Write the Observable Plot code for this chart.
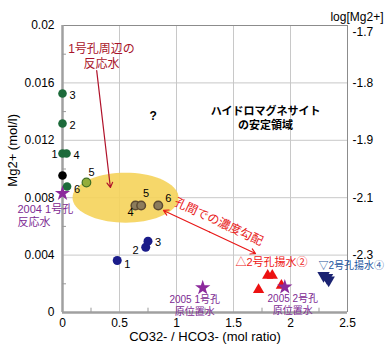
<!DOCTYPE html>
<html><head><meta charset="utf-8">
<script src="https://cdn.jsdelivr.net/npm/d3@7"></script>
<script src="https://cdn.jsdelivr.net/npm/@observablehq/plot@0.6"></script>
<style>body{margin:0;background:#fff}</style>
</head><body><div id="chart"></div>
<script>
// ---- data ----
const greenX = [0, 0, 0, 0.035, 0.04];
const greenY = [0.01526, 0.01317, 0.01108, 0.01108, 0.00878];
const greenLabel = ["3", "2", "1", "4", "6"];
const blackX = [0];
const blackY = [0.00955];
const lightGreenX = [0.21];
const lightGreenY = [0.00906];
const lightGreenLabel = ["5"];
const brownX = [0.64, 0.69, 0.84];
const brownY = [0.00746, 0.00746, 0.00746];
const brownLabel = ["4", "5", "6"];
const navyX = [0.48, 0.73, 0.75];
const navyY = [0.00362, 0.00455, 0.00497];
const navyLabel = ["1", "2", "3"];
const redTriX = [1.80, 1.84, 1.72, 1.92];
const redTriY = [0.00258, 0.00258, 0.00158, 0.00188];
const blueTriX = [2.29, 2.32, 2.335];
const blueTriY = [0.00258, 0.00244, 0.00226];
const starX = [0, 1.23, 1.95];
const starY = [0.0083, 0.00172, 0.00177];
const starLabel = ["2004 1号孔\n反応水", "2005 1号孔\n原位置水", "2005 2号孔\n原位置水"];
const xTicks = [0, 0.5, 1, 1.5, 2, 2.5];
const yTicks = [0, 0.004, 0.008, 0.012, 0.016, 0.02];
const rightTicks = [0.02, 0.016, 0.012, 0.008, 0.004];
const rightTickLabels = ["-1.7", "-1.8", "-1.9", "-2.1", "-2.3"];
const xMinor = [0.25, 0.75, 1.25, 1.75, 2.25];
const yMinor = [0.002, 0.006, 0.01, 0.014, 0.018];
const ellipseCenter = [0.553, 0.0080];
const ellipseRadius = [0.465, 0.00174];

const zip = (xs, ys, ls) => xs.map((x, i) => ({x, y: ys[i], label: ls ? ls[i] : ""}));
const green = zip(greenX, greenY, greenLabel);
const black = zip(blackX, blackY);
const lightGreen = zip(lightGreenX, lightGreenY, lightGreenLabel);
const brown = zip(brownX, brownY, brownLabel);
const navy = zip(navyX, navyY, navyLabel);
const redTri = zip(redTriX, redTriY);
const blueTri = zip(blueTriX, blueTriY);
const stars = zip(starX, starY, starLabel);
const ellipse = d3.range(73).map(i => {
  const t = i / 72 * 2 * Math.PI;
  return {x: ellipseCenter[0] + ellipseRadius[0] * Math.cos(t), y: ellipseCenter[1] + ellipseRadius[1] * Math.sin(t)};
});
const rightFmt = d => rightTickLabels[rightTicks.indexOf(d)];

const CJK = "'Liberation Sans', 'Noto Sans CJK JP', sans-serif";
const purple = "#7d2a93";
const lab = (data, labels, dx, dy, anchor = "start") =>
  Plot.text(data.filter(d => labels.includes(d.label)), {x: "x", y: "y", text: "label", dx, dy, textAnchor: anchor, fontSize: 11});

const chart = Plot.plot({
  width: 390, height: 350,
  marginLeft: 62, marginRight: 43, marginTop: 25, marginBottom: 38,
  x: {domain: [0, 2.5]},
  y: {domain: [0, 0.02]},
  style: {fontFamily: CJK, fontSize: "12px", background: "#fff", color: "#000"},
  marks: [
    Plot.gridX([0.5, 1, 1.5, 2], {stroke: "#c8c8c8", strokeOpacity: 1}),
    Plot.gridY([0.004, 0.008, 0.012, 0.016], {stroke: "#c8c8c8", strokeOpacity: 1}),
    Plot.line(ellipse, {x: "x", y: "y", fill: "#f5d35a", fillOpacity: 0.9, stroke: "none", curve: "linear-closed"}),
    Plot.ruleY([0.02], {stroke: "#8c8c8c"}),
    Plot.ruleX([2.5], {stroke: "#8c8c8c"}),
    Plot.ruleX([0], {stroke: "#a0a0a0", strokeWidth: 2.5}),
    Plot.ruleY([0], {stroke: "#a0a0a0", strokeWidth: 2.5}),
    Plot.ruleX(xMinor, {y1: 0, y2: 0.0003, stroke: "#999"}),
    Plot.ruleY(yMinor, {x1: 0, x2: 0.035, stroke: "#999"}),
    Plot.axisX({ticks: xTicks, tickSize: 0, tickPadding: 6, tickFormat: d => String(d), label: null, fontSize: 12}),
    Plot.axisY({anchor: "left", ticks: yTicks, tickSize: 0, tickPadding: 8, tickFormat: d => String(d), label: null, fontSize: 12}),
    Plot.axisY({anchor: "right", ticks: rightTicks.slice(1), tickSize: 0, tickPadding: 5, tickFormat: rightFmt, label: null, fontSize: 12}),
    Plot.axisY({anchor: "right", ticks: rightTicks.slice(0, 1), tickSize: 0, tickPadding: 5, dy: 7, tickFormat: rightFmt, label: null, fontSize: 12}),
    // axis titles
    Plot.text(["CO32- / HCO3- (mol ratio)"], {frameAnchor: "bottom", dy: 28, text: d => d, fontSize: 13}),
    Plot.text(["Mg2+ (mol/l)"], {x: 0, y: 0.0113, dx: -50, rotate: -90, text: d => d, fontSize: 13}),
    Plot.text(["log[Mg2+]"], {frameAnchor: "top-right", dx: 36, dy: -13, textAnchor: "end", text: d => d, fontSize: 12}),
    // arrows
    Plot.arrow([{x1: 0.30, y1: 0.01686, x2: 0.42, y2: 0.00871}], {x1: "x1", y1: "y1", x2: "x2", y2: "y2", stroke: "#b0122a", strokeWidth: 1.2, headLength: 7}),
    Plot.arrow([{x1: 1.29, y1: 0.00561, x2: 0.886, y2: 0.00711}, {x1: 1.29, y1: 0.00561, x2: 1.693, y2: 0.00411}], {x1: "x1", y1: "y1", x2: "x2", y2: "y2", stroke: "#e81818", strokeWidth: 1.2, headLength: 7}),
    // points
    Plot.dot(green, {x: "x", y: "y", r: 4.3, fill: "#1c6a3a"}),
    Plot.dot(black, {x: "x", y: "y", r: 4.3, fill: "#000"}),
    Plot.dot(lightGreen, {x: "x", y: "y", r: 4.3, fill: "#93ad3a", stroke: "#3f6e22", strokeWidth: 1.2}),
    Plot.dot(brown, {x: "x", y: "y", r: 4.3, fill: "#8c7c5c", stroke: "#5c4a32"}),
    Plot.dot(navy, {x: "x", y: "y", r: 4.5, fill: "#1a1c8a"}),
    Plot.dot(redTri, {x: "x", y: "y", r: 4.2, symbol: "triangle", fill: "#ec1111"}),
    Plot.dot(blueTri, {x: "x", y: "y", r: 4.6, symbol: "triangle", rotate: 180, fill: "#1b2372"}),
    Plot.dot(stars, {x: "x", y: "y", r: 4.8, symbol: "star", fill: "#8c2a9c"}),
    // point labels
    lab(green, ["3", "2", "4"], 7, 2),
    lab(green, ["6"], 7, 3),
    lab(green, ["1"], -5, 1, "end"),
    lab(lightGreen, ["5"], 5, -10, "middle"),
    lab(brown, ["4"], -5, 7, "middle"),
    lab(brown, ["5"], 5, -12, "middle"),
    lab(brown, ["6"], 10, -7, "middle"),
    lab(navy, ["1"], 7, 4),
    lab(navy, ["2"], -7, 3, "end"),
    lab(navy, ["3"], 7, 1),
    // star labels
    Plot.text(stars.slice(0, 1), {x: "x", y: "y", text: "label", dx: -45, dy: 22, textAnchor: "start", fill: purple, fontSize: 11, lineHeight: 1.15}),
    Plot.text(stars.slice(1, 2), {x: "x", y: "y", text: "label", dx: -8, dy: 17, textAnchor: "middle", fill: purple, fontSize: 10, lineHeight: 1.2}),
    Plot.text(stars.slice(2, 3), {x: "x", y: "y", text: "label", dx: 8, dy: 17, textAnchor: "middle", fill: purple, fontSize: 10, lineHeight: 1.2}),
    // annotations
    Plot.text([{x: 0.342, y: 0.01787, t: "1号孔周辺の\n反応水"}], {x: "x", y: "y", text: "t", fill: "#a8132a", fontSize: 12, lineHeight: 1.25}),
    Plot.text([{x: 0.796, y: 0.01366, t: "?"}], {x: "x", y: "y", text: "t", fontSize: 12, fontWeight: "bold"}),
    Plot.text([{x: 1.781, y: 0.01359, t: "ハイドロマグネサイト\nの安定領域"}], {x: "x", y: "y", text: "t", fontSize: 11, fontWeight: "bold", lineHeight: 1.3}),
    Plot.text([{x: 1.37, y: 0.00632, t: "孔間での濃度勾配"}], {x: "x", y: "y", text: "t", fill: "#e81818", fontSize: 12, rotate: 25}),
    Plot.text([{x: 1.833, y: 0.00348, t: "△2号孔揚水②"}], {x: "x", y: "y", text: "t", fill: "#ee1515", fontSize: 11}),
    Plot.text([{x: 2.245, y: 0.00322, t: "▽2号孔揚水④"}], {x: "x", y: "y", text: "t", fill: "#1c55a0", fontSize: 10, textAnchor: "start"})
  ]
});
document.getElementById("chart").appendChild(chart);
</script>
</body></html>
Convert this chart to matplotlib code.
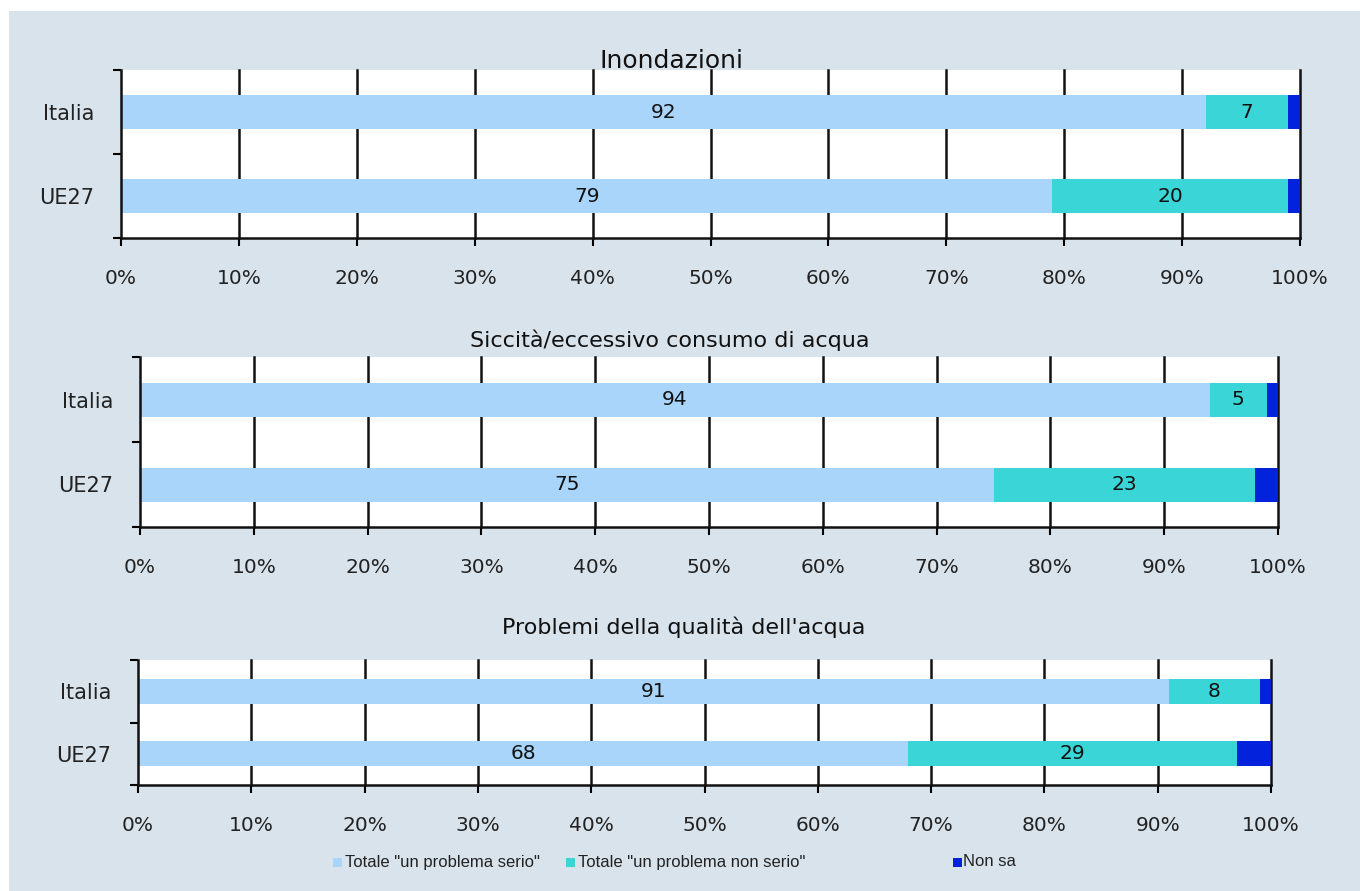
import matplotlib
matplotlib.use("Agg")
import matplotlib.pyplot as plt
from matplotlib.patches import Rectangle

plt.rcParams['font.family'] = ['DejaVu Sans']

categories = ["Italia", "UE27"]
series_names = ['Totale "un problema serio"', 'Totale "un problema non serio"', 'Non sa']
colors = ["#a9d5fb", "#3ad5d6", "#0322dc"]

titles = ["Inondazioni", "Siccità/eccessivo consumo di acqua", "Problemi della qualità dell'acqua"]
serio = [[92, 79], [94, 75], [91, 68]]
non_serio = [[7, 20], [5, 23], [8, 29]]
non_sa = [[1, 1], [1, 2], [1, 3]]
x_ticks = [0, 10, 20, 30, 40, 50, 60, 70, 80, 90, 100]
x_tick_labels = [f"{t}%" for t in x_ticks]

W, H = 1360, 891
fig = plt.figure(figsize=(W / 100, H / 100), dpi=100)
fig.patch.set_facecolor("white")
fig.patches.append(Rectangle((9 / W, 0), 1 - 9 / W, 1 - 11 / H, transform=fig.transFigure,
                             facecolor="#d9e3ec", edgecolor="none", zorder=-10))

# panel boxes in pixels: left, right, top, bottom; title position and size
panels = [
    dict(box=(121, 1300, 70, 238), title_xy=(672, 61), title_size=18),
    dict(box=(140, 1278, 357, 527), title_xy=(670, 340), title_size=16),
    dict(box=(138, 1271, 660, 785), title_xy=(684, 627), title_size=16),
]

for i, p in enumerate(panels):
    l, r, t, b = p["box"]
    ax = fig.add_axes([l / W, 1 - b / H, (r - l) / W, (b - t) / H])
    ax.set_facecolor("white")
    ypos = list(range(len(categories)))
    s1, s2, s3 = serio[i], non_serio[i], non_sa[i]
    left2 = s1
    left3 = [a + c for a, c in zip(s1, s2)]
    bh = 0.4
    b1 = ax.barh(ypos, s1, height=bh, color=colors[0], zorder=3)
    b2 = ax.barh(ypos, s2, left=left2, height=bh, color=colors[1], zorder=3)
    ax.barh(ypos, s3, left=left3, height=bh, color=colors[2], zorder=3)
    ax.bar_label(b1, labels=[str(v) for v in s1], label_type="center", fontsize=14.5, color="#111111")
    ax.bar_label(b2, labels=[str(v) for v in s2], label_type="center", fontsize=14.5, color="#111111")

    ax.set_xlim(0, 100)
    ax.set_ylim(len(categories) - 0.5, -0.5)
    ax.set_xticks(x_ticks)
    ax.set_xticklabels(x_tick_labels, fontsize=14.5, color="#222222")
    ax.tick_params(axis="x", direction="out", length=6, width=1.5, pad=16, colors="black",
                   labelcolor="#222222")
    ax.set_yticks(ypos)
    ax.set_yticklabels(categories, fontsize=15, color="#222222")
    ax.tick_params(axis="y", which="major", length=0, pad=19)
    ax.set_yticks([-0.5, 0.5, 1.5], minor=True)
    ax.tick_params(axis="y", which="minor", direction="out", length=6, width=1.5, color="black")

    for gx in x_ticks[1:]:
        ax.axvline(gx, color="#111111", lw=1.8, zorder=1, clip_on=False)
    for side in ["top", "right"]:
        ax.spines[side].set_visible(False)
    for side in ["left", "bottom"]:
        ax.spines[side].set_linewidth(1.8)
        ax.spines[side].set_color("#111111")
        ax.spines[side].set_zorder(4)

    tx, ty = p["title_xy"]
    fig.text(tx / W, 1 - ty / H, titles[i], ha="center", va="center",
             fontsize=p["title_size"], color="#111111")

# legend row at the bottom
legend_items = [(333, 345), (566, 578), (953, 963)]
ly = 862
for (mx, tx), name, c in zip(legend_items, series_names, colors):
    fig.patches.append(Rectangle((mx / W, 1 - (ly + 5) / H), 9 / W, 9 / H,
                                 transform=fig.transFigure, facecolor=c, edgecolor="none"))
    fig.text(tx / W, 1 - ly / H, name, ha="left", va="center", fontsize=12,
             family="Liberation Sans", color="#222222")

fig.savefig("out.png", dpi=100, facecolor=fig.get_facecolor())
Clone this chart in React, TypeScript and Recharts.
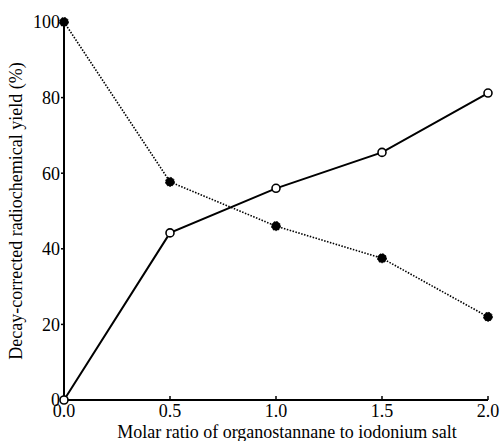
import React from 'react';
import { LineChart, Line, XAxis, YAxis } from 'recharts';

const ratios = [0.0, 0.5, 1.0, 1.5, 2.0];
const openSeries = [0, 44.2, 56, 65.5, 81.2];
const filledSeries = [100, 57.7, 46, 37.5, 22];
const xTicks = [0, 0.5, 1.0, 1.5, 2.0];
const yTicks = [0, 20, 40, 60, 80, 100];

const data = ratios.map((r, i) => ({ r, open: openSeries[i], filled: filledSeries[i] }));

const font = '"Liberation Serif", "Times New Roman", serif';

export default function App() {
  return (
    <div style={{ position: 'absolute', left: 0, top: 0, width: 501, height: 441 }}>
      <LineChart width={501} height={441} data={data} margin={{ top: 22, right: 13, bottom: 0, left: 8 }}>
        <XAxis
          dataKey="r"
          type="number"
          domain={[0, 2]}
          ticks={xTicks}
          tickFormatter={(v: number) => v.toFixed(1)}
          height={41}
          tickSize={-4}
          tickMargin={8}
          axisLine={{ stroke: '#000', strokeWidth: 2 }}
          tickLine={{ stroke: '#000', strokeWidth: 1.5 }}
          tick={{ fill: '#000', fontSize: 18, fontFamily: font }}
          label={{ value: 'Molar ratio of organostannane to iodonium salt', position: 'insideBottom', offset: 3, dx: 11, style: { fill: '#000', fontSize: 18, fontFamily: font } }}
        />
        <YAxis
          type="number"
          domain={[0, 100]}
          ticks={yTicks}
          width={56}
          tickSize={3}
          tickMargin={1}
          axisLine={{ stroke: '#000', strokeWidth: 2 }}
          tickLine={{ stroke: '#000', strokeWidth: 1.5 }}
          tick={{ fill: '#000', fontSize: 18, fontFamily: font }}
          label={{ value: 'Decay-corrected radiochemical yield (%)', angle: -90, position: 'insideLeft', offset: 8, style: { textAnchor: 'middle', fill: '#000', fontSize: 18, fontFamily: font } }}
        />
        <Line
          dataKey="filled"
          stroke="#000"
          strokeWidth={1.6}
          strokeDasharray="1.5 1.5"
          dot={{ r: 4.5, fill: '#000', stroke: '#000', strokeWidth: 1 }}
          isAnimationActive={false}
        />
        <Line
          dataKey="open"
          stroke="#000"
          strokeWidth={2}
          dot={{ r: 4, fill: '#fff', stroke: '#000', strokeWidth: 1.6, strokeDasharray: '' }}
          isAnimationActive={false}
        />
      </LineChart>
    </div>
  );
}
# # # # # # #
Written instruction: Copy every line from the entries that contains the word "matplotlib".

Answer for this exercise:
Convert this chart to matplotlib code.
import matplotlib
matplotlib.use("Agg")
import matplotlib.pyplot as plt
from matplotlib.patches import Rectangle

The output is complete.